Objectives: In a large family of Algerian origin, we aimed to identify the genetic mutation segregating with simultaneous presence of adult-onset, paucisymptomatic, slowly progressive, cerebellar ataxia in 7 adults and congenital ataxia in 1 child, and then to assess the involvement of GRID2 mutations in 144 patients with congenital cerebellar ataxia.
Methods: We used a combined approach of linkage analysis and whole-exome sequencing in one family, and a targeted gene panel sequencing approach in 144 congenital ataxias.
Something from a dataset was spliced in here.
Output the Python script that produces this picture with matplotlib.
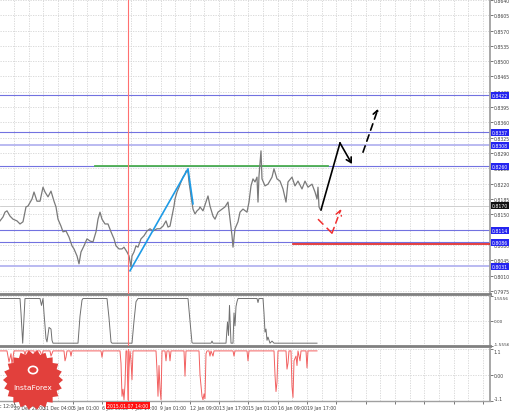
import matplotlib
matplotlib.use('Agg')
import matplotlib.pyplot as plt
import numpy as np
from matplotlib.patches import Polygon, Circle

# main pane: close price (x = bar position on the chart)
price_x = [0, 3, 5, 7, 10, 13, 17, 20, 23, 26, 28, 32, 34, 37, 40, 43, 45, 48, 51, 54,
           56, 58, 61, 63, 66, 69, 72, 74, 77, 79, 81, 84, 87, 90, 93, 96, 98, 100, 102, 105,
           108, 111, 114, 116, 119, 122, 124, 127, 129, 131, 132, 134, 136, 138, 141, 144, 147, 150, 153, 157,
           160, 163, 166, 168, 170, 172, 174, 175, 177, 179, 181, 183, 185, 186, 188, 189, 191, 193, 195, 197,
           199, 200, 203, 207, 208, 210, 213, 215, 218, 222, 225, 228, 230, 232, 233, 235, 238, 240, 243, 247,
           249, 251, 253, 255, 257, 258, 259, 261, 262, 265, 268, 272, 274, 277, 280, 283, 286, 288, 292, 295,
           298, 302, 305, 308, 312, 315, 317, 318, 319, 320]
price_y = [0.8135, 0.8144, 0.8155, 0.8158, 0.8146, 0.8139, 0.8135, 0.8128, 0.8133, 0.8167,
           0.8169, 0.8185, 0.8201, 0.8180, 0.8180, 0.8212, 0.8201, 0.8190, 0.8203, 0.8180,
           0.8167, 0.8139, 0.8123, 0.8110, 0.8112, 0.8098, 0.8078, 0.8071, 0.8055, 0.8037,
           0.8064, 0.8078, 0.8094, 0.8089, 0.8087, 0.8110, 0.8139, 0.8155, 0.8139, 0.8128,
           0.8128, 0.8110, 0.8094, 0.8078, 0.8071, 0.8071, 0.8075, 0.8064, 0.8055, 0.8030,
           0.8055, 0.8064, 0.8078, 0.8075, 0.8094, 0.8101, 0.8112, 0.8117, 0.8112, 0.8117,
           0.8117, 0.8123, 0.8135, 0.8121, 0.8123, 0.8146, 0.8169, 0.8185, 0.8201, 0.8212,
           0.8224, 0.8235, 0.8242, 0.8249, 0.8247, 0.8224, 0.8192, 0.8162, 0.8151, 0.8158,
           0.8162, 0.8167, 0.8158, 0.8185, 0.8192, 0.8169, 0.8146, 0.8139, 0.8155, 0.8162,
           0.8167, 0.8178, 0.8139, 0.8101, 0.8075, 0.8117, 0.8133, 0.8155, 0.8162, 0.8155,
           0.8178, 0.8215, 0.8231, 0.8224, 0.8235, 0.8178, 0.8238, 0.8295, 0.8231, 0.8215,
           0.8219, 0.8235, 0.8254, 0.8231, 0.8226, 0.8208, 0.8178, 0.8224, 0.8235, 0.8215,
           0.8226, 0.8208, 0.8226, 0.8212, 0.8219, 0.8201, 0.8185, 0.8212, 0.8167, 0.8162]

levels = [0.8422, 0.8337, 0.8308, 0.8260, 0.8114, 0.8086, 0.8031]
light_levels = [0.8308, 0.8031]
last_price = 0.8170
green_x, green_y = [95, 328], 0.8260
red_x, red_y = [293, 490], 0.8082

wave_x = [130, 188, 193]
wave_y = [0.8021, 0.8254, 0.8174]
fc_black_x = [321, 340, 352]
fc_black_y = [0.8160, 0.8313, 0.8265]
fc_dash_x = [363, 378]
fc_dash_y = [0.8292, 0.8391]
fc_red_x = [318, 332, 341]
fc_red_y = [0.8139, 0.8107, 0.8162]

cursor_x = 128
cursor_label = '2015.01.07 14:00'

# indicator 1
ind1_x = [0, 20, 21, 22.7, 24, 25, 40, 41.5, 43, 44, 46, 47, 49, 51, 52, 53, 78, 80, 82, 83,
          107, 109, 111, 112, 132, 134, 136, 138, 188, 190, 192, 193, 211, 212, 213, 226, 227.5, 228.5, 229.5, 231,
          233, 234, 235, 236, 237, 238, 257, 258, 259, 263, 264, 265, 266, 267, 268, 270, 272, 274, 317]
ind1_y = [1.40, 1.40, 0.5, -1.38, 0.2, 1.40, 1.40, 0.97, 1.40, 0.5, -1.1, -1.3, -0.4, -0.5, -1.2, -1.38, -1.38, 0.3, 1.3, 1.40,
          1.40, 0.2, -1.3, -1.38, -1.38, 0.0, 1.2, 1.40, 1.40, 0.0, -1.35, -1.38, -1.38, -1.25, -1.38, -1.38, -0.06, -0.9, 0.97, -1.38,
          -1.38, 0.5, -0.3, 0.9, 1.2, 1.40, 1.40, 1.15, 1.40, 1.40, 0.5, -0.69, -0.5, -1.2, -1.0, -1.38, -1.25, -1.38, -1.38]
ind1_ticks = [-1.5556, 0.0, 1.5556]
ind1_labels = ['-1.5556', '0.00', '1.5556']

# indicator 2
ind2_x = [0, 7, 9, 11, 12, 14, 24, 25, 26, 34, 35, 36, 40, 42, 43, 50, 51, 53, 64, 65,
          66, 67, 70, 71, 72, 101, 102, 103, 120, 121, 122, 123, 124, 125, 126, 127, 128, 129, 130, 131,
          132, 133, 156, 157, 158, 159, 160, 161, 162, 165, 166, 167, 169, 170, 171, 184, 185, 186, 199, 200,
          202, 203, 204, 205, 206, 207, 209, 210, 211, 213, 214, 233, 234, 235, 247, 248, 249, 274, 275, 276,
          277, 278, 286, 287, 288, 289, 291, 292, 293, 294, 296, 297, 298, 300, 301, 306, 307, 308, 317]
ind2_y = [1.02, 1.02, 0.55, 0.9, 0.45, 1.02, 1.02, 0.85, 1.02, 1.02, 0.8, 1.02, 1.02, 0.8, 1.02, 1.02, 0.8, 1.02, 1.02, 0.6,
          0.75, 1.02, 1.02, 0.8, 1.02, 1.02, 0.75, 1.02, 1.02, 0.5, -0.9, -0.6, -1.05, -0.4, 1.02, 1.02, -1.05, 0.3, 1.02, 0.6,
          -0.2, 1.02, 1.02, 0.2, -0.9, 0.4, -0.6, -1.05, 1.02, 1.02, 0.6, 1.02, 1.02, 0.6, 1.02, 1.02, -0.05, 1.02, 1.02, 0.0,
          -0.9, -1.05, -0.8, -1.0, 0.9, 1.02, 1.02, 0.8, 1.02, 0.8, 1.02, 1.02, 0.8, 1.02, 1.02, 0.6, 1.02, 1.02, 0.0, -0.7,
          -0.3, 1.02, 1.02, 0.25, 0.5, 1.02, 1.02, -0.5, -0.95, 0.6, 0.8, 0.4, 1.02, 0.6, 1.02, 1.02, 0.3, 1.02, 1.02]
ind2_ticks = [-1.1, 0.0, 1.1]
ind2_labels = ['-1.1', '0.00', '1.1']

time_labels = ['28 Dec 12:00', '29 Dec 20:00', '31 Dec 04:00', '5 Jan 01:00', '6 Jan 09:00', '7 Jan 17:00',
               '9 Jan 01:00', '12 Jan 09:00', '13 Jan 17:00', '15 Jan 01:00', '16 Jan 09:00', '19 Jan 17:00']

W, H = 510, 414
fig = plt.figure(figsize=(W / 100, H / 100), dpi=100)
fig.patch.set_facecolor('white')


def pane(top, bottom):
    return fig.add_axes([0, 1 - bottom / H, 490 / W, (bottom - top) / H])


ax1 = pane(0, 295)
ax2 = pane(297, 347)
ax3 = pane(350, 402)

xmajor = np.arange(14 - 29.3, 490, 29.3)
xminor = xmajor + 14.65
lab_fs = 3.3
for ax in (ax1, ax2, ax3):
    ax.set_xticks(xmajor)
    ax.set_xticks(xminor, minor=True)
    ax.set_xlim(0, 490)
    ax.grid(which='both', color='#d4d4d4', ls=(0, (1.5, 1.5)), lw=0.6)
    ax.set_axisbelow(True)
    ax.yaxis.tick_right()
    ax.tick_params(axis='y', labelsize=lab_fs, length=2, width=0.5, pad=0.8, colors='#404040')
    ax.tick_params(axis='x', which='both', length=0, labelbottom=False)
    for s in ('left', 'top'):
        ax.spines[s].set_visible(False)
    ax.spines['right'].set_color('#a0a0a0')
    ax.spines['right'].set_linewidth(1.3)
    ax.axvline(cursor_x, color='#ff7070', lw=0.8, zorder=4)

for ax in (ax1, ax2):
    ax.spines['bottom'].set_color('#808080')
    ax.spines['bottom'].set_linewidth(2)
ax3.spines['bottom'].set_color('#a0a0a0')
ax3.spines['bottom'].set_linewidth(1)

# main pane
ax1.set_ylim(0.7968, 0.8642)
yt = np.arange(0.7975, 0.8641, 0.0035)
ax1.set_yticks(yt, [f'{v:.4f}' for v in yt])
ax1.axhline(last_price, color='#c8c8c8', lw=0.6)
for lv in levels:
    light = lv in light_levels
    ax1.axhline(lv, color='#b4b4f0' if light else '#7272e0', lw=1.3 if light else 0.8, zorder=2)
ax1.plot(green_x, [green_y] * 2, color='#4cb050', lw=1.3, zorder=3)
ax1.plot(red_x, [red_y] * 2, color='#e02020', lw=1.2, zorder=3)
ax1.plot(price_x, price_y, color='#7a7a7a', lw=0.9, zorder=3)
ax1.plot(wave_x, wave_y, color='#1e9be6', lw=1.2, zorder=3)

head = '->,head_length=0.35,head_width=0.2'
ax1.plot(fc_black_x[:2], fc_black_y[:2], color='black', lw=1.2, zorder=5)
ax1.annotate('', xy=(fc_black_x[2], fc_black_y[2]), xytext=(fc_black_x[1], fc_black_y[1]),
             arrowprops=dict(arrowstyle=head, color='black', lw=1.2, shrinkA=0, shrinkB=0), zorder=5)
ax1.annotate('', xy=(fc_dash_x[1], fc_dash_y[1]), xytext=(fc_dash_x[0], fc_dash_y[0]),
             arrowprops=dict(arrowstyle=head, color='black', lw=1.2, ls=(0, (4, 3)),
                             shrinkA=0, shrinkB=0), zorder=5)
ax1.plot(fc_red_x[:2], fc_red_y[:2], color='#f03030', lw=1.1, ls=(0, (5, 3)), zorder=5)
ax1.annotate('', xy=(fc_red_x[2], fc_red_y[2]), xytext=(fc_red_x[1], fc_red_y[1]),
             arrowprops=dict(arrowstyle=head, color='#f03030', lw=1.1, ls=(0, (4, 3)),
                             shrinkA=0, shrinkB=0), zorder=5)

for lv in levels:
    ax1.text(1.003, lv, f'{lv:.4f}', transform=ax1.get_yaxis_transform(), fontsize=lab_fs,
             color='white', va='center', ha='left', clip_on=False, zorder=6,
             bbox=dict(boxstyle='square,pad=0.2', fc='#2424f0', ec='none'))
ax1.text(1.003, last_price, f'{last_price:.4f}', transform=ax1.get_yaxis_transform(), fontsize=lab_fs,
         color='white', va='center', ha='left', clip_on=False, zorder=6,
         bbox=dict(boxstyle='square,pad=0.2', fc='#101010', ec='none'))

# indicator panes
ax2.set_ylim(-1.5556, 1.5556)
ax2.set_yticks(ind1_ticks, ind1_labels)
ax2.tick_params(axis='y', labelsize=3.1)
ax2.plot(ind1_x, ind1_y, color='#707070', lw=0.7)

ax3.set_ylim(-1.1, 1.1)
ax3.set_yticks(ind2_ticks, ind2_labels)
ax3.plot(ind2_x, ind2_y, color='#f26060', lw=0.7)

# edge labels sit inside their pane
for ax in (ax2, ax3):
    lbls = ax.get_yticklabels()
    lbls[0].set_va('bottom')
    lbls[-1].set_va('top')

ax3.tick_params(axis='x', which='major', length=2, width=0.5, labelbottom=True,
                labelsize=lab_fs, pad=1, colors='#404040')
ax3.set_xticklabels(time_labels + [''] * (len(xmajor) - len(time_labels)), ha='left')
# first label starts left of the chart and is cut by the edge
ax3.text(xmajor[0], -0.045, time_labels[0], transform=ax3.get_xaxis_transform(), fontsize=lab_fs,
         color='#404040', ha='left', va='top', clip_on=False)
ax3.text(cursor_x, -0.04, cursor_label, transform=ax3.get_xaxis_transform(), fontsize=lab_fs,
         color='white', ha='center', va='top', clip_on=False, zorder=6,
         bbox=dict(boxstyle='square,pad=0.25', fc='#ff1010', ec='none'))

# InstaForex badge
cx, cy, R, r, n = 33, 381, 30, 26, 22
ang = np.linspace(0, 2 * np.pi, 2 * n, endpoint=False)
rad = np.where(np.arange(2 * n) % 2 == 0, R, r)
star = np.column_stack([(cx + rad * np.cos(ang)) / W, 1 - (cy + rad * np.sin(ang)) / H])
fig.add_artist(Polygon(star, closed=True, transform=fig.transFigure, fc='#e2403c', ec='none', zorder=10))
fig.add_artist(Circle((cx / W, 1 - 371 / H), 4.5 / W, transform=fig.transFigure,
                      fc='none', ec='white', lw=1.2, zorder=11))
fig.text(cx / W, 1 - 388 / H, 'InstaForex', color='white', fontsize=5.4, ha='center', va='center', zorder=11)

fig.savefig('out.png', dpi=100)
Results: In the large family with spinocerebellar ataxia, we identified a missense mutation (c.1966C>G/p.Leu656Val) in the GRID2 gene, in a heterozygous state in adults, and in a homozygous state in one child with congenital ataxia, compatible with a semidominant transmission pattern. In 144 patients affected with congenital ataxia, we identified 2 missense de novo GRID2 mutations in 2 children (c.1960G>A/p.Ala654Thr, c.1961C>A/p.Ala654Asp). They affect the same amino acid as the previously described Lurcher mutation in mice; the variant in the large family concerns a nearby amino acid.
Conclusions: In humans, GRID2 had only been involved in ataxia through complete loss-of-function mutations due to exon deletions. We report the first point mutations in this gene, with putative gain-of-function mechanisms, and a semidominant transmission as was observed in the Lurcher mice model. Of note, cerebellar ataxia is the core phenotype, but with variable severity ranging from very mild adult-onset to congenital-onset ataxias linked to both the heterozygous and homozygous state of the variant, and the position of the mutation.
© 2015 American Academy of Neurology.